Ici vous pouvez spoiler !
L'intrigue est campée dans une ambiance tendue : Harry n'est plus le survivant admiré de tous, il est ce menteur à moitié fou rejeté par le système et l'oppression publique. Ce roman explore davantage le système politique de l'univers, en montrant ses limites et son autoritarisme : propagande active avec la Gazette acquise à la cause de Fudge, l'arrivée d'Ombrage à Poudlard pour contrôler l'éducation des étudiants, etc. La critique politique d'un système en apparence démocratique permet une piste de réflexion intéressante sur le fonctionnement d'une démocratie confrontée à la guerre : le déni de Fudge rappelle celui des leaders européens en 1939. La tension monte durant tout le livre, la fin semble inévitable et pourtant le dénouement final fait l'effet d'une grande bourrasque. Pour la première fois, Harry découvre, en même temps que le lecteur, ce qui fonctionne mal dans un monde qu'il admire. Harry passe également de leader malgré lui à leader actif : l'armée de Dumbledore marque une volonté du jeune homme d'affirmer encore plus qu'il n'est pas d'accord. On sent que la construction d'un contre-pouvoir se met peu à peu en place, en même temps que le passage d'une génération à une autre : désormais, les jeunes sont prêts à se battre. Voir ces adolescents intimement convaincus de se battre pour une juste cause rend la lecture d'autant plus excitante : nous aussi, on aimerait se rendre dans la Salle sur Demande en cachette...
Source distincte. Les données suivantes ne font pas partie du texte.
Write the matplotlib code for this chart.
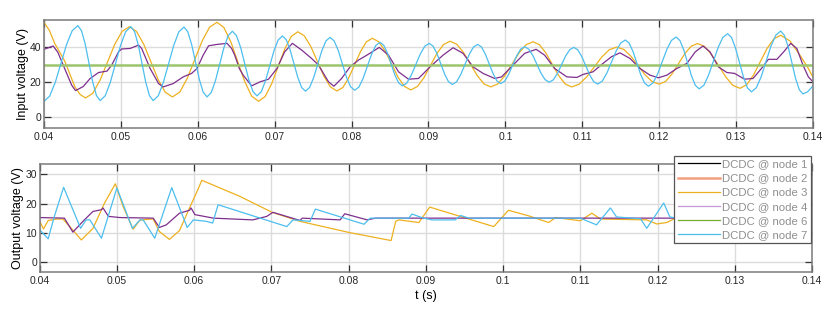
import numpy as np
import matplotlib
matplotlib.use("Agg")
import matplotlib.pyplot as plt
from matplotlib.lines import Line2D

plt.rcParams['font.family'] = ['Liberation Sans', 'DejaVu Sans']

# ---- input voltage (top) ----
t_in3 = [0.0400, 0.0407, 0.0414, 0.0427, 0.0440, 0.0447, 0.0454,
         0.04635, 0.0473, 0.0492, 0.05015, 0.0511,
         0.05203, 0.05297, 0.05483, 0.05577, 0.0567,
         0.05767, 0.05863, 0.06057, 0.06153, 0.0625,
         0.0634, 0.0643, 0.0661, 0.0670, 0.0679,
         0.06875, 0.0696, 0.0713, 0.07215, 0.0730,
         0.07385, 0.0747, 0.0764, 0.07725, 0.0781,
         0.07887, 0.07963, 0.08117, 0.08193, 0.0827,
         0.08353, 0.08437, 0.08603, 0.08687, 0.0877,
         0.08855, 0.0894, 0.0911, 0.09195, 0.0928,
         0.09368, 0.09457, 0.09633, 0.09722, 0.0981,
         0.09902, 0.09993, 0.10177, 0.10268, 0.1036,
         0.10443, 0.10527, 0.10693, 0.10777, 0.1086,
         0.10958, 0.11057, 0.11253, 0.11352, 0.1145,
         0.11542, 0.11633, 0.11817, 0.11908, 0.1200,
         0.12083, 0.12167, 0.12333, 0.12417, 0.1250,
         0.12592, 0.12683, 0.12867, 0.12958, 0.1305,
         0.13138, 0.13227, 0.13403, 0.13492, 0.1358,
         0.1370, 0.1383, 0.1394, 0.1400]
v_in3 = [54.1, 49.5, 42.0, 32.0, 17.5, 13.0, 11.0,
         13.7, 21.2, 41.5, 48.9, 51.6,
         48.9, 41.6, 21.6, 14.3, 11.6,
         14.4, 22.2, 43.5, 51.3, 54.1,
         51.1, 42.9, 20.4, 12.1, 9.1,
         11.8, 19.0, 38.8, 46.0, 48.7,
         46.4, 40.3, 23.4, 17.3, 15.0,
         17.0, 22.5, 37.5, 43.0, 45.0,
         43.0, 37.7, 22.9, 17.6, 15.6,
         17.5, 22.5, 36.4, 41.4, 43.3,
         41.6, 36.8, 23.8, 19.0, 17.3,
         19.0, 23.7, 36.6, 41.3, 43.0,
         41.3, 36.6, 23.7, 19.0, 17.3,
         18.8, 23.0, 34.3, 38.5, 40.0,
         38.6, 34.7, 24.2, 20.3, 18.9,
         20.4, 24.7, 36.2, 40.5, 42.0,
         40.3, 35.6, 22.9, 18.2, 16.5,
         18.5, 24.1, 39.2, 44.7, 46.7,
         43.5, 35.4, 27.8, 22.8]

t_in4 = [0.0400, 0.0412, 0.0418, 0.0425, 0.0436, 0.0441, 0.0451, 0.0460, 0.0471, 0.0482,
         0.0488, 0.0497, 0.0501, 0.0512, 0.0523, 0.0527, 0.0538, 0.0549, 0.0555, 0.0568,
         0.0581, 0.0592, 0.0599, 0.0607, 0.0614, 0.0625, 0.0638, 0.0644, 0.0648, 0.0654,
         0.0659, 0.0670, 0.0681, 0.0692, 0.0703, 0.0713, 0.0723, 0.0735, 0.0748, 0.0757,
         0.0770, 0.0777, 0.0787, 0.0798, 0.0809, 0.0820, 0.0836, 0.0848, 0.0861, 0.0874,
         0.0887, 0.0902, 0.0919, 0.0932, 0.0945, 0.0958, 0.0971, 0.0986, 0.0995, 0.1010,
         0.1025, 0.1040, 0.1051, 0.1064, 0.1080, 0.1093, 0.1101, 0.1114, 0.1127, 0.1138,
         0.1149, 0.1162, 0.1175, 0.1188, 0.1199, 0.1210, 0.1223, 0.1236, 0.1247, 0.1257,
         0.1266, 0.1277, 0.1288, 0.1298, 0.1311, 0.1322, 0.1333, 0.1342, 0.1353, 0.1362,
         0.1371, 0.1379, 0.1387, 0.1394, 0.1400]
v_in4 = [38.7, 40.6, 37.0, 29.7, 18.3, 15.2, 17.5, 22.1, 25.5, 26.3,
         29.7, 37.3, 38.9, 39.2, 41.1, 39.2, 27.8, 19.2, 17.3, 19.2,
         23.0, 25.0, 27.8, 35.4, 40.7, 41.5, 42.1, 39.2, 35.4, 27.8,
         24.0, 17.9, 20.2, 21.7, 27.8, 37.3, 42.1, 38.3, 33.5, 29.7,
         20.2, 17.7, 22.1, 28.7, 32.6, 35.4, 39.8, 35.4, 25.9, 21.7,
         22.1, 28.7, 35.4, 39.6, 36.4, 28.7, 25.0, 22.1, 23.0, 29.7,
         36.4, 38.7, 35.4, 27.8, 23.0, 22.7, 24.4, 25.9, 30.7, 34.5,
         36.7, 33.5, 27.8, 24.0, 22.5, 24.0, 27.8, 30.7, 37.3, 40.6,
         37.3, 28.7, 25.5, 25.0, 21.7, 22.1, 27.8, 33.0, 33.0, 37.3,
         42.1, 39.2, 29.7, 23.0, 20.2]

t_in6 = [0.04, 0.14]
v_in6 = [30.0, 30.0]

t_in7 = [0.0400, 0.04073, 0.04147, 0.04293, 0.04367, 0.0444,
         0.04488, 0.04537, 0.04633, 0.04682, 0.0473,
         0.04797, 0.04863, 0.04997, 0.05063, 0.0513,
         0.05178, 0.05227, 0.05323, 0.05372, 0.0542,
         0.05487, 0.05553, 0.05687, 0.05753, 0.0582,
         0.0587, 0.0592, 0.0602, 0.0607, 0.0612,
         0.06175, 0.0623, 0.0634, 0.06395, 0.0645,
         0.06503, 0.06557, 0.06663, 0.06717, 0.0677,
         0.06825, 0.0688, 0.0699, 0.07045, 0.0710,
         0.0715, 0.0720, 0.0730, 0.0735, 0.0740,
         0.07453, 0.07507, 0.07613, 0.07667, 0.0772,
         0.07773, 0.07827, 0.07933, 0.07987, 0.0804,
         0.08095, 0.0815, 0.0826, 0.08315, 0.0837,
         0.08418, 0.08467, 0.08563, 0.08612, 0.0866,
         0.08718, 0.08777, 0.08893, 0.08952, 0.0901,
         0.0906, 0.0911, 0.0921, 0.0926, 0.0931,
         0.09365, 0.0942, 0.0953, 0.09585, 0.0964,
         0.0969, 0.0974, 0.0984, 0.0989, 0.0994,
         0.09992, 0.10043, 0.10147, 0.10198, 0.1025,
         0.10303, 0.10357, 0.10463, 0.10517, 0.1057,
         0.10623, 0.10677, 0.10783, 0.10837, 0.1089,
         0.10942, 0.10993, 0.11097, 0.11148, 0.1120,
         0.1126, 0.1132, 0.1144, 0.1150, 0.1156,
         0.1161, 0.1166, 0.1176, 0.1181, 0.1186,
         0.1192, 0.1198, 0.1210, 0.1216, 0.1222,
         0.1227, 0.1232, 0.1242, 0.1247, 0.1252,
         0.12582, 0.12643, 0.12767, 0.12828, 0.1289,
         0.12942, 0.12993, 0.13097, 0.13148, 0.1320,
         0.13263, 0.13327, 0.13453, 0.13517, 0.1358,
         0.13628, 0.13677, 0.13773, 0.13822, 0.1387,
         0.1393, 0.1400]
v_in7 = [9.1, 12.0, 19.9, 41.4, 49.3, 52.2,
         49.3, 41.5, 20.2, 12.4, 9.5,
         12.3, 20.0, 41.1, 48.8, 51.6,
         48.8, 41.1, 20.0, 12.3, 9.5,
         12.3, 20.0, 40.9, 48.6, 51.4,
         48.7, 41.5, 21.6, 14.3, 11.6,
         14.1, 20.9, 39.7, 46.5, 49.0,
         46.5, 39.8, 21.4, 14.7, 12.2,
         14.5, 20.7, 37.8, 44.0, 46.3,
         44.2, 38.5, 22.8, 17.0, 14.9,
         16.9, 22.6, 37.9, 43.5, 45.5,
         43.5, 38.0, 22.9, 17.4, 15.4,
         17.2, 22.2, 35.9, 40.9, 42.7,
         41.0, 36.5, 24.1, 19.6, 17.9,
         19.5, 24.0, 36.0, 40.5, 42.1,
         40.5, 36.3, 24.6, 20.3, 18.7,
         20.2, 24.4, 35.8, 40.0, 41.5,
         40.0, 35.9, 24.8, 20.7, 19.2,
         20.6, 24.5, 35.0, 38.8, 40.2,
         38.8, 35.2, 25.1, 21.4, 20.0,
         21.3, 25.0, 34.9, 38.5, 39.8,
         38.4, 34.6, 24.1, 20.3, 18.9,
         20.6, 25.2, 37.7, 42.3, 44.0,
         42.2, 37.4, 24.3, 19.5, 17.7,
         19.6, 24.7, 38.7, 43.8, 45.7,
         43.7, 38.3, 23.6, 18.2, 16.2,
         18.3, 24.1, 39.8, 45.5, 47.6,
         45.4, 39.3, 22.8, 16.7, 14.5,
         16.8, 23.2, 40.5, 46.8, 49.1,
         46.7, 40.2, 22.2, 15.7, 13.3,
         14.5, 17.9]

# ---- output voltage (bottom) ----
t_out3 = [0.0400, 0.0405, 0.0411, 0.0422, 0.0430, 0.0441, 0.0454, 0.0469, 0.0484, 0.0498,
          0.0508, 0.0521, 0.0530, 0.0547, 0.0555, 0.0568, 0.0581, 0.0594, 0.0603, 0.0610,
          0.0659, 0.0701, 0.0737, 0.0801, 0.0855, 0.0861, 0.0865, 0.0891, 0.0905, 0.0947,
          0.0988, 0.1007, 0.1033, 0.1059, 0.1068, 0.1100, 0.1115, 0.1126, 0.1186, 0.1199,
          0.1212, 0.1221, 0.1226, 0.1235, 0.1400]
v_out3 = [13.9, 11.3, 14.2, 14.7, 14.7, 11.5, 7.5, 11.5, 20.2, 26.8,
          19.0, 11.2, 14.4, 14.7, 10.4, 7.7, 10.7, 18.5, 23.7, 28.0,
          22.5, 17.0, 13.9, 10.05, 7.3, 13.9, 14.4, 13.5, 18.8, 15.4,
          12.1, 17.7, 15.8, 13.5, 15.2, 14.1, 16.7, 14.7, 14.4, 13.0,
          13.5, 14.7, 16.0, 15.0, 15.0]

t_out4 = [0.0400, 0.0432, 0.0443, 0.0456, 0.0469, 0.0480, 0.0482, 0.0489, 0.0504, 0.0547,
          0.0555, 0.0564, 0.0581, 0.0594, 0.0596, 0.0601, 0.0625, 0.0676, 0.0694, 0.0702,
          0.0737, 0.0740, 0.0789, 0.0795, 0.0824, 0.0835, 0.1400]
v_out4 = [15.2, 15.0, 10.2, 13.9, 17.3, 17.9, 18.5, 15.6, 15.2, 15.0,
          11.8, 12.7, 16.7, 17.7, 18.5, 16.2, 15.0, 14.4, 15.6, 17.0,
          14.2, 15.0, 14.4, 16.5, 14.4, 15.0, 15.0]

t_out7 = [0.0400, 0.0411, 0.0419, 0.0431, 0.0453, 0.0460, 0.0465, 0.0480, 0.0500, 0.0520,
          0.0530, 0.0534, 0.0549, 0.0571, 0.0591, 0.0599, 0.0616, 0.0624, 0.0631, 0.0720,
          0.0728, 0.0737, 0.0750, 0.0757, 0.0820, 0.0828, 0.0878, 0.0882, 0.0897, 0.0908,
          0.0938, 0.0945, 0.0956, 0.1100, 0.1121, 0.1139, 0.1147, 0.1178, 0.1186, 0.1208,
          0.1216, 0.1225, 0.1400]
v_out7 = [11.0, 7.9, 15.6, 25.6, 11.5, 14.4, 14.4, 8.1, 25.4, 11.5,
          14.4, 14.4, 8.1, 25.5, 11.8, 14.4, 13.9, 13.3, 19.6, 12.1,
          14.4, 14.2, 13.9, 18.1, 12.9, 15.0, 15.0, 16.4, 15.0, 14.4,
          14.4, 15.9, 15.0, 15.0, 12.7, 18.5, 15.4, 14.8, 11.5, 20.2,
          15.4, 15.0, 15.0]

xticks = [0.04, 0.05, 0.06, 0.07, 0.08, 0.09, 0.1, 0.11, 0.12, 0.13, 0.14]
xticklabels = ['0.04', '0.05', '0.06', '0.07', '0.08', '0.09', '0.1', '0.11', '0.12', '0.13', '0.14']
legend_labels = ['DCDC @ node 1', 'DCDC @ node 2', 'DCDC @ node 3',
                 'DCDC @ node 4', 'DCDC @ node 6', 'DCDC @ node 7']

c_yel = '#EDB120'
c_pur = '#7E2F8E'
c_cya = '#4DBEEE'
c_grn = '#9CC46C'


def style(ax):
    ax.set_xlim(0.04, 0.14)
    ax.set_xticks(xticks)
    ax.set_xticklabels(xticklabels)
    ax.grid(True, color='#dcdcdc', lw=1.0)
    ax.set_axisbelow(True)
    ax.tick_params(direction='in', length=5, width=0.9, color='#333333',
                   top=True, right=True, labelsize=7.5, labelcolor='#262626')
    ax.tick_params(axis='x', pad=3)
    ax.tick_params(axis='y', pad=1.8)
    for s in ax.spines.values():
        s.set_color('#7a7a7a')
        s.set_linewidth(1.1)


fig = plt.figure(figsize=(8.30, 3.11), dpi=100)
ax1 = fig.add_axes([0.0530, 0.5884, 0.9265, 0.3473])
ax2 = fig.add_axes([0.0478, 0.1254, 0.9305, 0.3473])

ax1.plot(t_in3, v_in3, color=c_yel, lw=0.9)
ax1.plot(t_in4, v_in4, color=c_pur, lw=0.9)
ax1.plot(t_in6, v_in6, color=c_grn, lw=1.8)
ax1.plot(t_in7, v_in7, color=c_cya, lw=0.9)
ax1.set_ylim(-6.1, 55.4)
ax1.set_yticks([0, 20, 40])
ax1.set_ylabel('Input voltage (V)', fontsize=9, labelpad=0.8)
style(ax1)

ax2.plot(t_out3, v_out3, color=c_yel, lw=0.9)
ax2.plot(t_out4, v_out4, color=c_pur, lw=0.9)
ax2.plot(t_out7, v_out7, color=c_cya, lw=0.9)
ax2.set_ylim(-3.5, 33.6)
ax2.set_yticks([0, 10, 20, 30])
ax2.set_ylabel('Output voltage (V)', fontsize=9, labelpad=0.8)
ax2.set_xlabel('t (s)', fontsize=9, labelpad=3)
style(ax2)

handles = [Line2D([], [], color='black', lw=0.9),
           Line2D([], [], color='#F2A07E', lw=1.8),
           Line2D([], [], color=c_yel, lw=0.9),
           Line2D([], [], color='#C49AD6', lw=0.9),
           Line2D([], [], color='#77AC30', lw=0.9),
           Line2D([], [], color=c_cya, lw=0.9)]
leg = ax2.legend(handles, legend_labels, loc='upper right',
                 bbox_to_anchor=(811 / 830, 1 - 156 / 311), bbox_transform=fig.transFigure,
                 fontsize=8.2, frameon=True, fancybox=False, framealpha=1,
                 edgecolor='#555555', handlelength=3.7, handletextpad=0.2,
                 labelspacing=0.36, borderpad=0.3, borderaxespad=0)
leg.get_frame().set_linewidth(0.9)
for txt in leg.get_texts():
    txt.set_color('#8f8f8f')

fig.savefig('out.png', dpi=100)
Ce roman, c’est aussi celui où Harry construit véritablement son identité : il prend conscience de ses limites, de ses côtés plus sombres qu'il ignorait jusque là... Harry n'a jamais été aussi proche que Tom Jedusor, son Némesis, et pourtant, il ne nous a rarement semblé plus humain. L’abandon progressif de Dumbledore, la mort de Sirius, l’apprentissage du passé de son père le font veritablement passer de l’enfance à l’age adulte. Harry prend son indépendance, apprend à se détacher de ceux qu’il considérait comme des modèles pour construire sa propre personnalité : il ne sera pas une pâle copie de James, il n’aura pas la fougue emportée de Sirius, ni le pragmatisme froid de Dumbledore. Il sera Harry.
L’atmosphère globale, enfin, est plombee par un long deuil, celui de Cédric Diggory,
accompagne de nombreux personnages au fil du roman. JK Rowling décrit très bien le traumatisme de la mort d'un innocent sur un adolescent comme Harry, ou sur Cho, son ancienne petite amie.
Finalement, le meilleur des romans selon moi : une atmosphère tendue et poignante, une fin fantastique et épique, les interrogations de Harry et la plongée dans les recoins les plus sombres de sa personnalité, ce livre énorme (1000 pages) ne tient que sur un fil : à chaque ligne, on sent que tout va s'effondrer, mais l'équilibre précaire que campe la fin ne fait que retarder la chute. Le rythme haletant rend, enfin, ce roman si long assez court, et on redemande même à la fin.